History & Culture · Mohawk Valley
The Iroquois Museum Gives Schoharie County a Longhouse-Shaped Anchor
The Iroquois Museum near Cobleskill gives Schoharie County a public-history anchor shaped by Haudenosaunee art, education, and longhouse memory.
Published June 24, 2026 · Last verified June 27, 2026
Schoharie County’s public-history map is wider than caves, farms, and courthouse villages. Near Cobleskill, the Iroquois Museum adds a distinct cultural anchor from its address at 324 Caverns Road in Howes Cave.
The museum sits on ancestral Kanien’keha:ka, or Mohawk, lands and centers Haudenosaunee art, culture, and education. That makes the stop feel different from a roadside attraction.

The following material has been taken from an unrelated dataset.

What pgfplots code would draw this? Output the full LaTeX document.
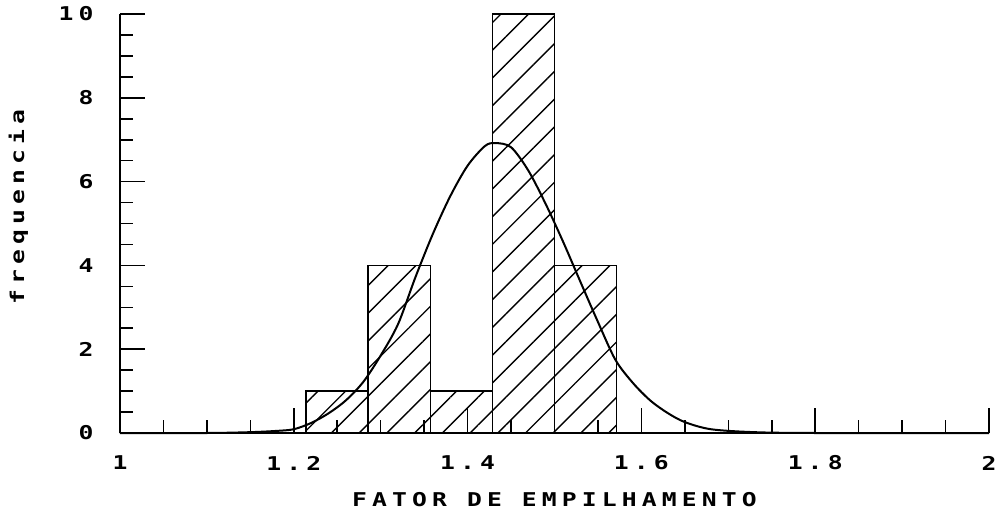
\documentclass[border=0pt]{standalone}
\usepackage{fontspec}
\usepackage{pgfplots}
\pgfplotsset{compat=1.18}
\usetikzlibrary{patterns.meta}
\newfontfamily\plotfont{DejaVu Sans Mono}[FakeStretch=1.3, LetterSpace=27]
\newcommand{\pf}{\plotfont\bfseries\fontsize{9.5}{10}\selectfont}
\begin{document}
\begin{tikzpicture}
\begin{axis}[
  scale only axis, width=434.5pt, height=209.5pt,
  xmin=1, xmax=2, ymin=0, ymax=10,
  axis lines*=left,
  clip=false,
  xtick={1,1.2,1.4,1.6,1.8,2},
  xticklabels={1,1.2,1.4,1.6,1.8,2},
  minor x tick num=3,
  ytick={0,2,4,6,8,10},
  yticklabels={0,2,4,6,8,10},
  minor y tick num=3,
  tick align=inside,
  major tick length=12.5pt, minor tick length=6.5pt,
  tick style={black, line width=0.8pt},
  axis line style={black, line width=1.1pt},
  xticklabel style={font=\pf, anchor=center, yshift=-15pt},
  yticklabel style={font=\pf, anchor=east, inner sep=0pt, xshift=-13pt},
  xlabel={FATOR DE EMPILHAMENTO},
  ylabel={frequencia},
  xlabel style={font=\pf, at={(axis description cs:0.5,-0.16)}, anchor=center},
  ylabel style={font=\pf, at={(axis description cs:-0.117,0.54)}, anchor=center},
]
\addplot[ybar interval, draw=black, line width=0.8pt,
  pattern={Lines[angle=45, distance=9.8pt, line width=0.7pt]}]
  coordinates {(1.2143,1) (1.2857,4) (1.3571,1) (1.4286,10) (1.5,4) (1.5714,4)};
\addplot[black, line width=1pt, smooth, tension=0.5] coordinates {
 (1.00,0) (1.10,0.00) (1.15,0.02) (1.18,0.05) (1.20,0.09) (1.22,0.24)
 (1.24,0.47) (1.26,0.78) (1.28,1.22) (1.30,1.85) (1.32,2.60) (1.34,3.72)
 (1.36,4.75) (1.38,5.65) (1.40,6.38) (1.42,6.85) (1.432,6.92) (1.45,6.82)
 (1.47,6.26) (1.49,5.46) (1.51,4.56) (1.53,3.60) (1.55,2.65) (1.57,1.75)
 (1.59,1.20) (1.61,0.78) (1.63,0.48) (1.65,0.26) (1.68,0.09) (1.73,0.02)
 (1.80,0) (2.00,0)};
\end{axis}
\pgfresetboundingbox
\path[use as bounding box] ([xshift=-60pt,yshift=-41pt]current axis.south west) rectangle ([xshift=6.5pt,yshift=7pt]current axis.north east);
\end{tikzpicture}
\end{document}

It is about living culture, artists, education, and respect for a valley with deep Native history.
The building carries part of that lesson. Its modern form was designed to evoke the Great Iroquois Longhouses, with a skylight recalling smoke holes and exterior shakes suggesting elm bark. The shape of the place is part of the teaching.
The design details matter because they make the lesson physical. The museum connects its form to elm-bark longhouses found in the area 400 years ago, and even the open porches and mezzanine echo how a longhouse could expand and hold daily life.
That changes the lens without moving the map. The surrounding landscape also holds Native history, contemporary art, archaeology, education, and living Haudenosaunee connection. The Howes Cave address keeps the geography precise and gives the Cobleskill area a place where a fuller conversation can begin.